> [Task details] Omit the pictures, please, and give each record below again exactly.

> [Information given]
*****

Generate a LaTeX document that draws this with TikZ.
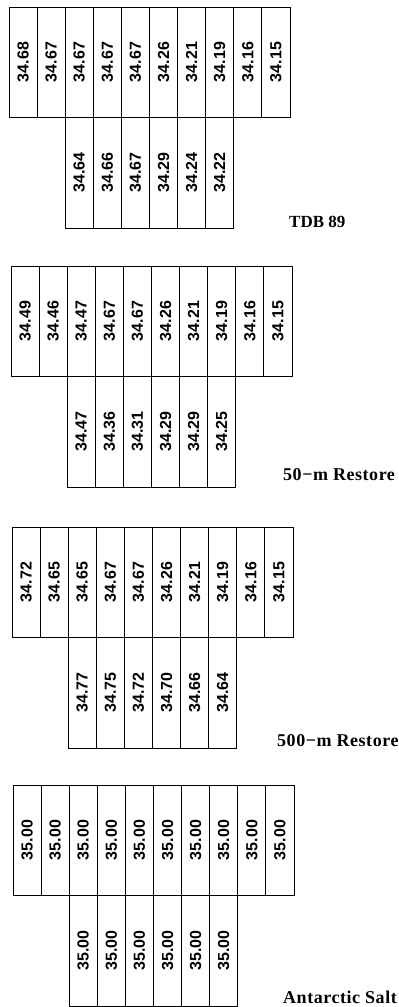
\documentclass[tikz,border=0pt]{standalone}
\usepackage{fontspec}
\setmainfont{Liberation Serif}
\newfontfamily\numfont{Liberation Sans}
\usetikzlibrary{positioning}
\newcommand{\saltpanel}[5]{% name, left, top, upper values, lower values
  \foreach \v [count=\i from 0] in {#4}
    \node[toprow] (#1t\i) at ({#2+28.1*\i},{-#3}) {\rotatebox{90}{\v}};
  \foreach \v [count=\i from 2] in {#5}
    \node[botrow] (#1b\i) at ({#2+28.1*\i},{-#3-110}) {\rotatebox{90}{\v}};
}

\begin{document}
\begin{tikzpicture}[x=1pt,y=1pt,
cell/.style={draw,line width=.9pt,minimum width=28.1pt,inner sep=0pt,outer sep=0pt,
  font=\numfont\bfseries\fontsize{16}{17}\selectfont},
toprow/.style={cell,minimum height=110pt,anchor=north west},
botrow/.style={cell,minimum height=111pt,anchor=north west},
tag/.style={font=\bfseries\fontsize{17}{18}\selectfont,anchor=base west,inner sep=0pt},
widetag/.style={tag,font=\bfseries\fontsize{18}{19}\selectfont\addfontfeature{LetterSpace=3}}]
\useasboundingbox(0,0)rectangle(399,-1007);

\saltpanel{tdb}{9}{7}{34.68,34.67,34.67,34.67,34.67,34.26,34.21,34.19,34.16,34.15}{34.64,34.66,34.67,34.29,34.24,34.22}
\node[tag] (tdblab) at(289,-227){TDB 89};

\saltpanel{fif}{11}{266}{34.49,34.46,34.47,34.67,34.67,34.26,34.21,34.19,34.16,34.15}{34.47,34.36,34.31,34.29,34.29,34.25}
\node[widetag] (fiflab) at(283,-480){50−m Restore};

\saltpanel{fiv}{12}{527}{34.72,34.65,34.65,34.67,34.67,34.26,34.21,34.19,34.16,34.15}{34.77,34.75,34.72,34.70,34.66,34.64}
\node[widetag] (fivlab) at(277,-746){500−m Restore};

\saltpanel{ant}{13}{785}{35.00,35.00,35.00,35.00,35.00,35.00,35.00,35.00,35.00,35.00}{35.00,35.00,35.00,35.00,35.00,35.00}
\node[widetag] (antlab) at(283,-1003){Antarctic Salt};
\end{tikzpicture}
\end{document}
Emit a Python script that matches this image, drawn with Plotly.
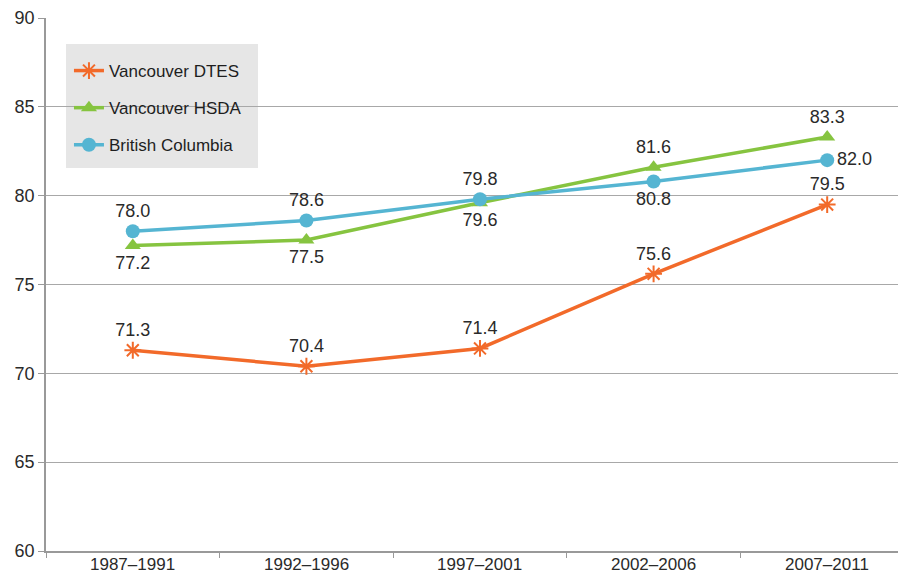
import plotly.graph_objects as go

periods = ["1987\u20131991", "1992\u20131996", "1997\u20132001", "2002\u20132006", "2007\u20132011"]
dtes = [71.3, 70.4, 71.4, 75.6, 79.5]
hsda = [77.2, 77.5, 79.6, 81.6, 83.3]
bc = [78.0, 78.6, 79.8, 80.8, 82.0]
y_ticks = [60, 65, 70, 75, 80, 85, 90]

dtes_pos = ["top center"] * 5
hsda_pos = ["bottom center", "bottom center", "bottom center", "top center", "top center"]
bc_pos = ["top center", "top center", "top center", "bottom center", "middle right"]

FAM = "Liberation Sans, Arial, sans-serif"
font_txt = dict(family=FAM, size=18, color="#2a2a2a")
X_RANGE = [-0.5, 4.454]

fig = go.Figure()
fig.add_trace(go.Scatter(
    x=periods, y=dtes, name="Vancouver DTES", mode="lines+markers+text",
    text=[f"{v:.1f}" for v in dtes], textposition=dtes_pos, textfont=font_txt,
    line=dict(color="#f26a2a", width=3.5),
    marker=dict(symbol="asterisk-open", size=14, line=dict(color="#f26a2a", width=2), color="#f26a2a"),
    legendgroup="a",
))
fig.add_trace(go.Scatter(
    x=periods, y=hsda, name="Vancouver HSDA", mode="lines+markers+text",
    text=[f"{v:.1f}" for v in hsda], textposition=hsda_pos, textfont=font_txt,
    line=dict(color="#86c440", width=3.5),
    marker=dict(symbol="triangle-up", size=14, color="#86c440"),
    legendgroup="b",
))
fig.add_trace(go.Scatter(
    x=periods, y=bc, name="British Columbia", mode="lines+markers+text",
    text=[f"{v:.1f}" for v in bc], textposition=bc_pos, textfont=font_txt,
    line=dict(color="#55b5d2", width=3.5),
    marker=dict(symbol="circle", size=14, color="#55b5d2"),
    legendgroup="c",
))

# legend background panel
fig.add_shape(type="rect", xref="paper", yref="paper",
              x0=0.0233, x1=0.2465, y0=0.7186, y1=0.9512,
              fillcolor="#e6e6e6", line=dict(width=0), layer="between")

# category labels along the x axis (placed by the category axis)
for p in periods:
    fig.add_annotation(x=p, xref="x", y=-0.0244, yref="paper", yanchor="middle",
                       text=p, showarrow=False,
                       font=dict(family=FAM, size=17, color="#2a2a2a"))

fig.update_layout(
    width=906, height=575,
    margin=dict(l=38, r=8, t=10, b=32),
    paper_bgcolor="white", plot_bgcolor="white",
    font=font_txt,
    legend=dict(
        x=0.0267, y=0.9343, xanchor="left", yanchor="top",
        bgcolor="rgba(0,0,0,0)", borderwidth=0,
        font=dict(family=FAM, size=17, color="#1e1e1e"),
        traceorder="grouped", tracegroupgap=12,
        itemwidth=30,
    ),
    xaxis=dict(
        type="category", range=X_RANGE,
        showgrid=False, showline=True, linecolor="#999999", linewidth=1.5,
        ticks="outside", tickson="boundaries", ticklen=5, tickcolor="#999999",
        showticklabels=False, automargin=False,
    ),
    yaxis=dict(
        range=[60, 90], tickvals=y_ticks,
        showgrid=True, gridcolor="#a8a8a8", gridwidth=1,
        showline=True, linecolor="#999999", linewidth=1.5,
        ticks="outside", ticklen=6, tickcolor="#999999",
        tickfont=font_txt, automargin=False, zeroline=False,
    ),
)

fig.write_html("out.html")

*****

> [Exercise result]
Generate a LaTeX document that draws this with TikZ.
\documentclass[tikz,border=0pt]{standalone}
\usepackage{fontspec}
\setmainfont{Liberation Serif}
\newfontfamily\numfont{Liberation Sans}
\usetikzlibrary{positioning}
\newcommand{\saltpanel}[5]{% name, left, top, upper values, lower values
  \foreach \v [count=\i from 0] in {#4}
    \node[toprow] (#1t\i) at ({#2+28.1*\i},{-#3}) {\rotatebox{90}{\v}};
  \foreach \v [count=\i from 2] in {#5}
    \node[botrow] (#1b\i) at ({#2+28.1*\i},{-#3-110}) {\rotatebox{90}{\v}};
}

\begin{document}
\begin{tikzpicture}[x=1pt,y=1pt,
cell/.style={draw,line width=.9pt,minimum width=28.1pt,inner sep=0pt,outer sep=0pt,
  font=\numfont\bfseries\fontsize{16}{17}\selectfont},
toprow/.style={cell,minimum height=110pt,anchor=north west},
botrow/.style={cell,minimum height=111pt,anchor=north west},
tag/.style={font=\bfseries\fontsize{17}{18}\selectfont,anchor=base west,inner sep=0pt},
widetag/.style={tag,font=\bfseries\fontsize{18}{19}\selectfont\addfontfeature{LetterSpace=3}}]
\useasboundingbox(0,0)rectangle(399,-1007);

\saltpanel{tdb}{9}{7}{34.68,34.67,34.67,34.67,34.67,34.26,34.21,34.19,34.16,34.15}{34.64,34.66,34.67,34.29,34.24,34.22}
\node[tag] (tdblab) at(289,-227){TDB 89};

\saltpanel{fif}{11}{266}{34.49,34.46,34.47,34.67,34.67,34.26,34.21,34.19,34.16,34.15}{34.47,34.36,34.31,34.29,34.29,34.25}
\node[widetag] (fiflab) at(283,-480){50−m Restore};

\saltpanel{fiv}{12}{527}{34.72,34.65,34.65,34.67,34.67,34.26,34.21,34.19,34.16,34.15}{34.77,34.75,34.72,34.70,34.66,34.64}
\node[widetag] (fivlab) at(277,-746){500−m Restore};

\saltpanel{ant}{13}{785}{35.00,35.00,35.00,35.00,35.00,35.00,35.00,35.00,35.00,35.00}{35.00,35.00,35.00,35.00,35.00,35.00}
\node[widetag] (antlab) at(283,-1003){Antarctic Salt};
\end{tikzpicture}
\end{document}
Emit a Python script that matches this image, drawn with Plotly.
import plotly.graph_objects as go

periods = ["1987\u20131991", "1992\u20131996", "1997\u20132001", "2002\u20132006", "2007\u20132011"]
dtes = [71.3, 70.4, 71.4, 75.6, 79.5]
hsda = [77.2, 77.5, 79.6, 81.6, 83.3]
bc = [78.0, 78.6, 79.8, 80.8, 82.0]
y_ticks = [60, 65, 70, 75, 80, 85, 90]

dtes_pos = ["top center"] * 5
hsda_pos = ["bottom center", "bottom center", "bottom center", "top center", "top center"]
bc_pos = ["top center", "top center", "top center", "bottom center", "middle right"]

FAM = "Liberation Sans, Arial, sans-serif"
font_txt = dict(family=FAM, size=18, color="#2a2a2a")
X_RANGE = [-0.5, 4.454]

fig = go.Figure()
fig.add_trace(go.Scatter(
    x=periods, y=dtes, name="Vancouver DTES", mode="lines+markers+text",
    text=[f"{v:.1f}" for v in dtes], textposition=dtes_pos, textfont=font_txt,
    line=dict(color="#f26a2a", width=3.5),
    marker=dict(symbol="asterisk-open", size=14, line=dict(color="#f26a2a", width=2), color="#f26a2a"),
    legendgroup="a",
))
fig.add_trace(go.Scatter(
    x=periods, y=hsda, name="Vancouver HSDA", mode="lines+markers+text",
    text=[f"{v:.1f}" for v in hsda], textposition=hsda_pos, textfont=font_txt,
    line=dict(color="#86c440", width=3.5),
    marker=dict(symbol="triangle-up", size=14, color="#86c440"),
    legendgroup="b",
))
fig.add_trace(go.Scatter(
    x=periods, y=bc, name="British Columbia", mode="lines+markers+text",
    text=[f"{v:.1f}" for v in bc], textposition=bc_pos, textfont=font_txt,
    line=dict(color="#55b5d2", width=3.5),
    marker=dict(symbol="circle", size=14, color="#55b5d2"),
    legendgroup="c",
))

# legend background panel
fig.add_shape(type="rect", xref="paper", yref="paper",
              x0=0.0233, x1=0.2465, y0=0.7186, y1=0.9512,
              fillcolor="#e6e6e6", line=dict(width=0), layer="between")

# category labels along the x axis (placed by the category axis)
for p in periods:
    fig.add_annotation(x=p, xref="x", y=-0.0244, yref="paper", yanchor="middle",
                       text=p, showarrow=False,
                       font=dict(family=FAM, size=17, color="#2a2a2a"))

fig.update_layout(
    width=906, height=575,
    margin=dict(l=38, r=8, t=10, b=32),
    paper_bgcolor="white", plot_bgcolor="white",
    font=font_txt,
    legend=dict(
        x=0.0267, y=0.9343, xanchor="left", yanchor="top",
        bgcolor="rgba(0,0,0,0)", borderwidth=0,
        font=dict(family=FAM, size=17, color="#1e1e1e"),
        traceorder="grouped", tracegroupgap=12,
        itemwidth=30,
    ),
    xaxis=dict(
        type="category", range=X_RANGE,
        showgrid=False, showline=True, linecolor="#999999", linewidth=1.5,
        ticks="outside", tickson="boundaries", ticklen=5, tickcolor="#999999",
        showticklabels=False, automargin=False,
    ),
    yaxis=dict(
        range=[60, 90], tickvals=y_ticks,
        showgrid=True, gridcolor="#a8a8a8", gridwidth=1,
        showline=True, linecolor="#999999", linewidth=1.5,
        ticks="outside", ticklen=6, tickcolor="#999999",
        tickfont=font_txt, automargin=False, zeroline=False,
    ),
)

fig.write_html("out.html")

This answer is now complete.